The Meier power-couple had a good day in the office all round, with Lara de Liedekerke-Meier returning to Le Lion with Hooney d’Arville and delivering a 35.2 for overnight 14th. For those breeding aficionados among you, this striking mare may be of special interest: bred at Arville, she’s by the stallion Vigo d’Arsouilles, and with one of the most enviable damlines of the day. She’s out of Nooney Blue, the mare with whom Lara contested five European Championships and the 2010 World Equestrian Games in Kentucky.

“She’s the first one out of Nooney Blue, and so she’s slightly special,” she says, adding with a laugh, “she’s impatient and a queen, we call her the Witch because you never know what to expect — she can be lovely and then she can be a little bit special! But she has everything that you want to find in those really great horses; she’s a good jumper, she’s really nice on the flat, and while I don’t yet have all the control on the cross-country, it will come.”

Hooney is one of two exciting seven-year-olds that Lara is looking ahead with — and this week, with its varying challenges, is an important rung on the educational ladder for the horse.

“I’m really happy; I think she’s a lovely horse for the future,” says Lara. “I think she lacks a little bit of experience in a big arena, but I’m really pleased. There’s some little balance mistakes, and places where she needs to be more forward in front of my leg, but she’s a lovely horse so she’s going to wait for her days to come.”

The top five going into cross-country in the Seven-Year-Old World Championship.

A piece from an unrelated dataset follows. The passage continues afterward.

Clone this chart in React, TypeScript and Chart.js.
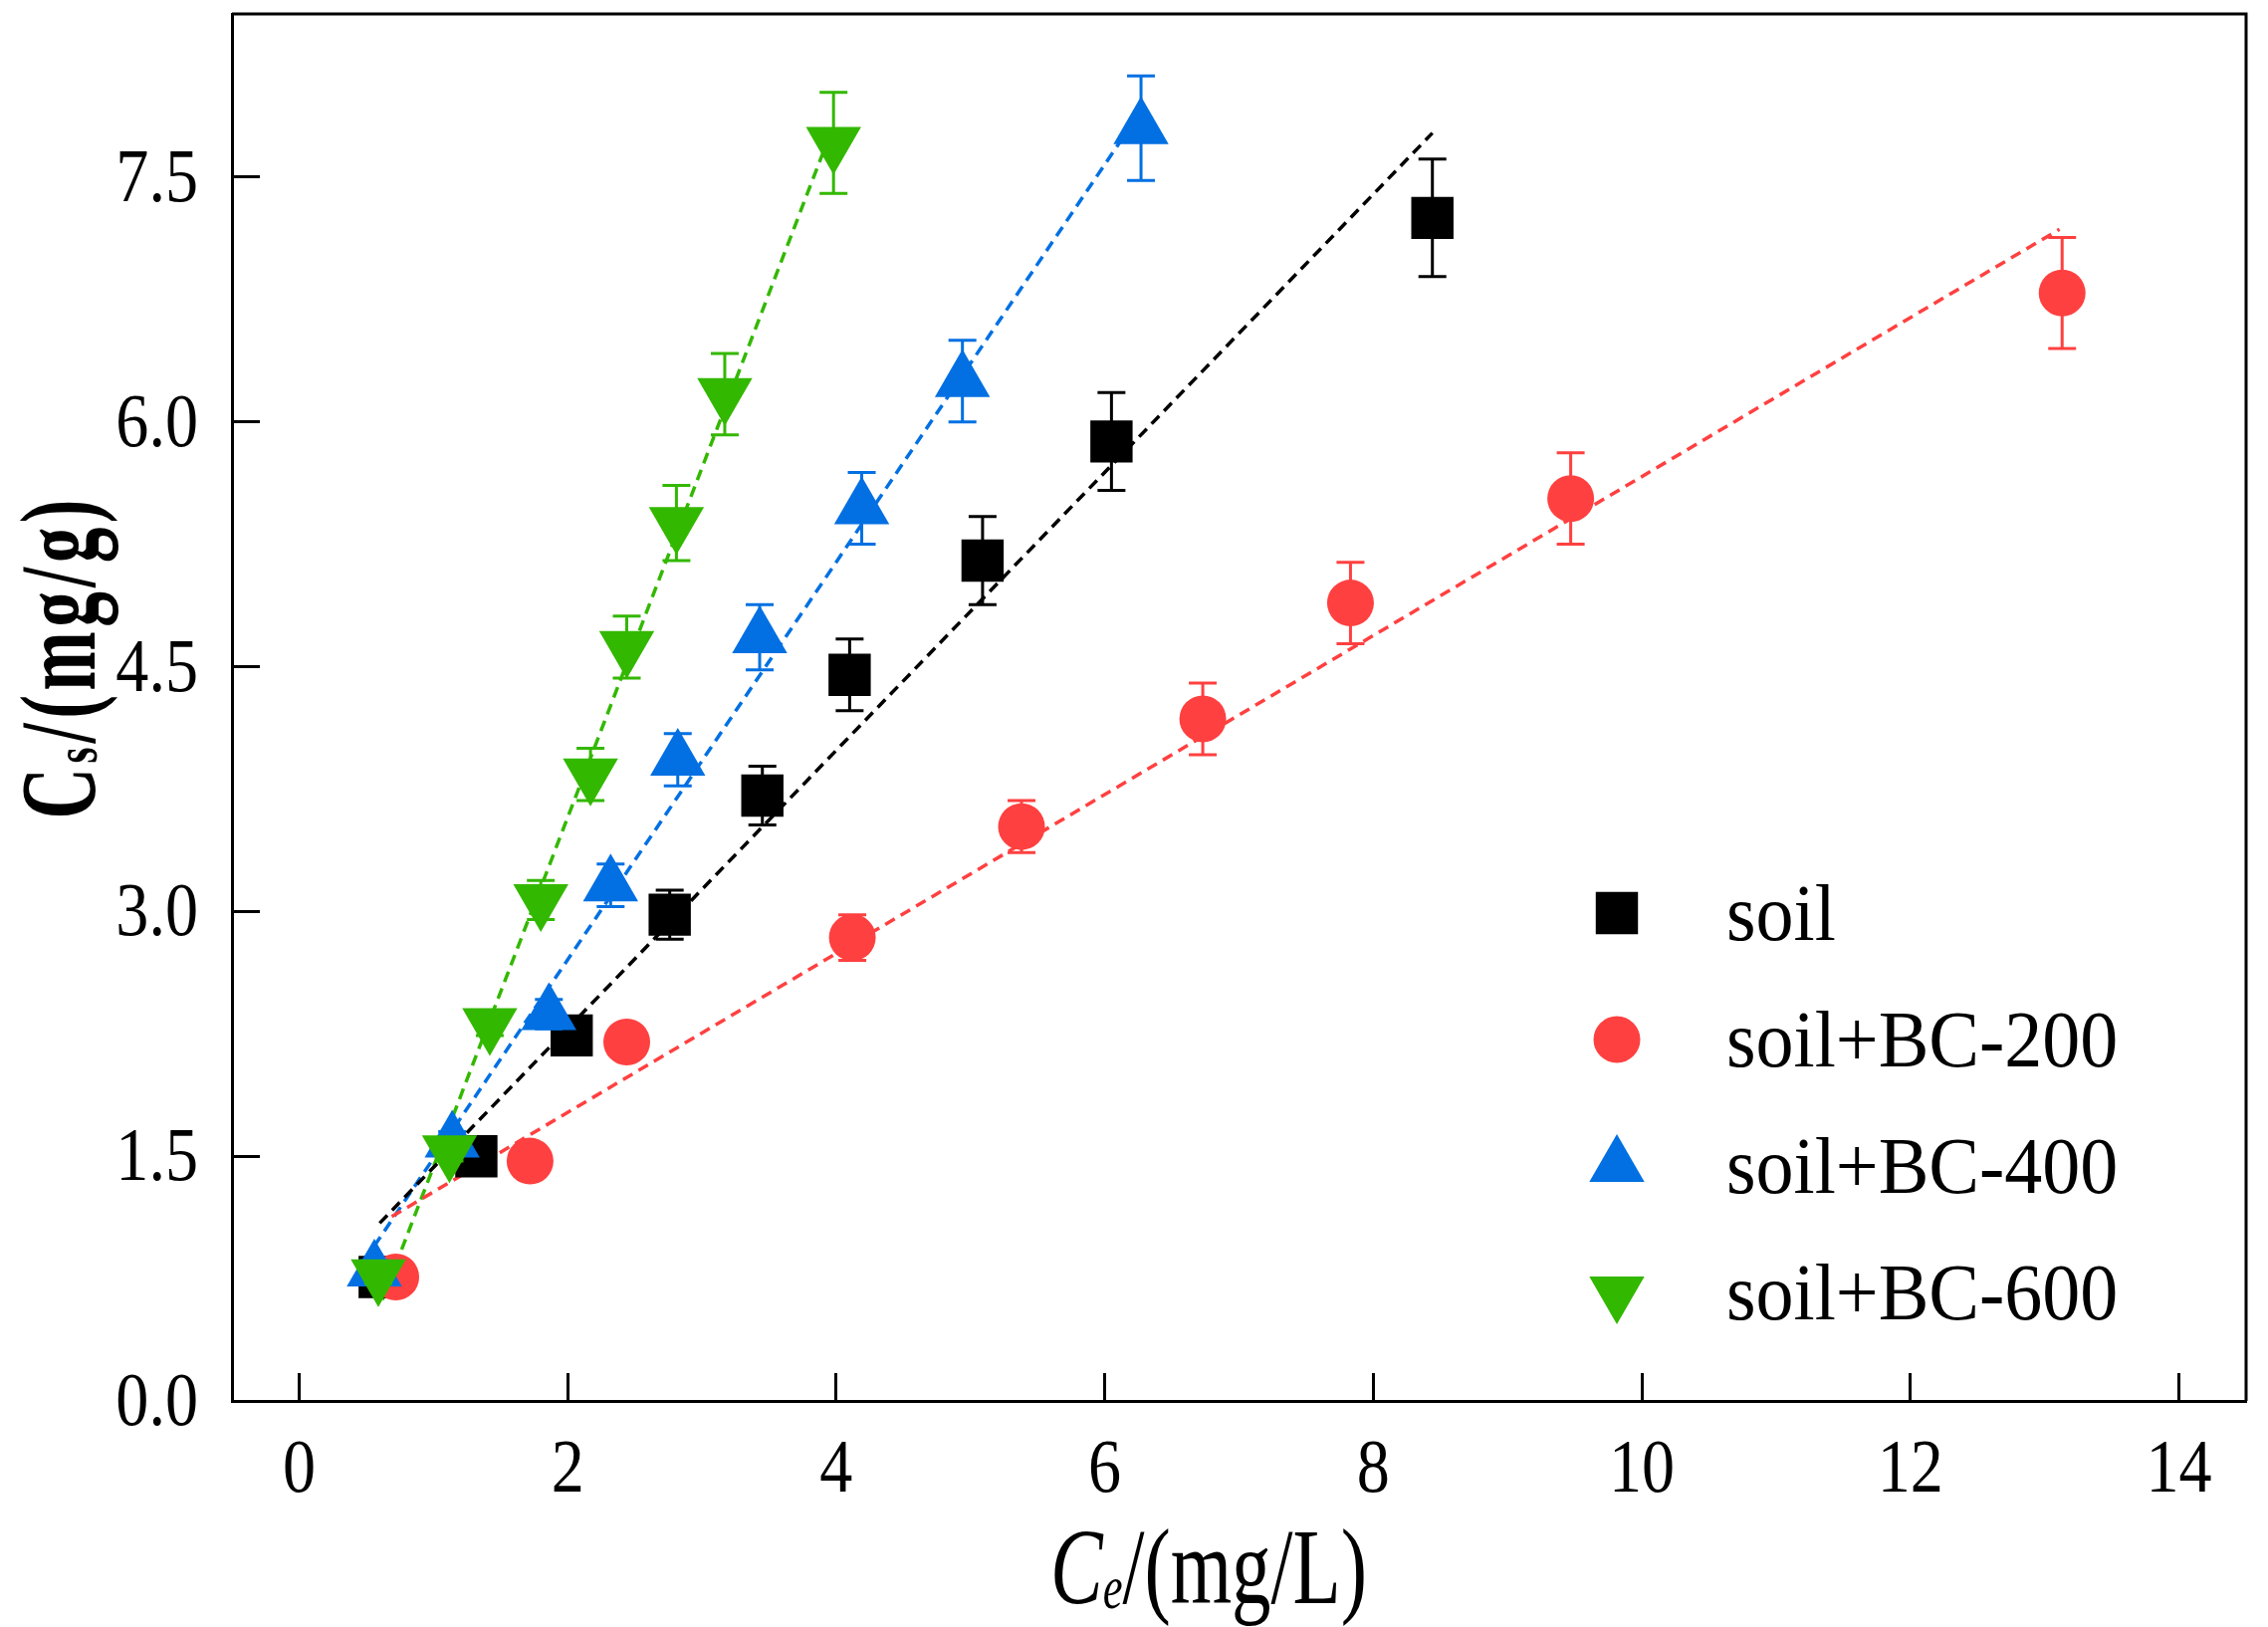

Both classes head into the pivotal cross-country phase tomorrow, which is run over Le Lion’s typically stunning and artistically built track. We’ll be taking a closer look at those courses later on, and you’ll be able to follow all the action live, too. The six-year-olds will get underway at 10.30 local time/9.30 UK/4.30 a.m. Eastern, while the seven-year-olds are under starter’s orders from 13.30 local/12.30 UK/7.30 a.m. Eastern.